Leave a Reply to dayjobCancel reply

This site uses Akismet to reduce spam. Learn how your comment data is processed.

8 thoughts on “No Church In The Wild

  1. trump pushing off stimulus negotiations … opting for the illusion of initiative rather than the reality of progress, as usual. Brave words in his tweet, but honestly, 150+M registered voters are now pondering “hmm, who would I rather have in charge of stimulus? Biden and Pelosi? Or trump and a herd of skinflint cats?

    If anyone was actually still undecided, trump has now dumped himself on the wrong of the vital issue: “it’s the stimulus, stupid”.

  2. The biggest mystery of this administration to me is the degree to which Trump understands he’s conning people vs. how much he actually believes what he is saying. I still think the likelihood of him actually pushing us to the point of constitutional crisis is small. I’d be willing to bet that he is just setting up that narrative so he can maintain the veneer of a winner among his cult and milk them for all the dollars they are worth. After all, he really couldn’t be doing a worse job lately of trying to get himself reelected, so in some sense, it almost seems intentional which goes back to the original question: is he extricating himself from the presidency to cash in on the con or is this all part of his hubris and lack of capacity for self-reflection?
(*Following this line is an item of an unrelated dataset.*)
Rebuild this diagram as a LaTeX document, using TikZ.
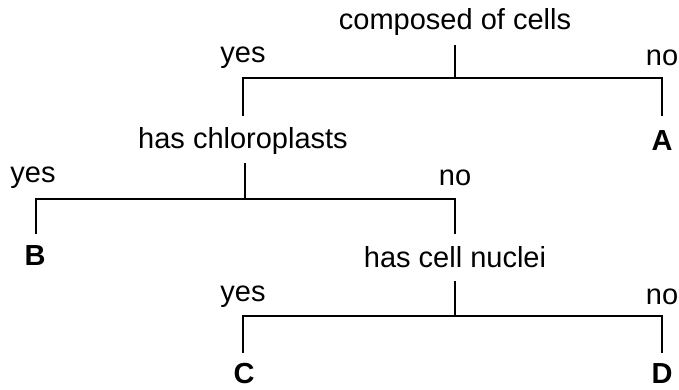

    1. I’ll go with both. He certainly does intend to cash in on his con, as he has shown he has been doing, while also lacking capacity of self reflection.

  3. If he loses, or steps down because of ill health to avoid defeat, I can see him immediately going into campaign and fund raising mode, for 2024. He’s become the political equivalent of a TV evangelist basking in the adulation and the money it brings in.

  4. I wonder if a bargain can be struck where Trump graciously accepts defeat in return for a tacit promise
    not to pursue his, and his children’s financial and criminal transgressions. That would be distasteful but
    better than an all out legal fight over the ballots with Barr and the 6-3 Supreme Court on his side.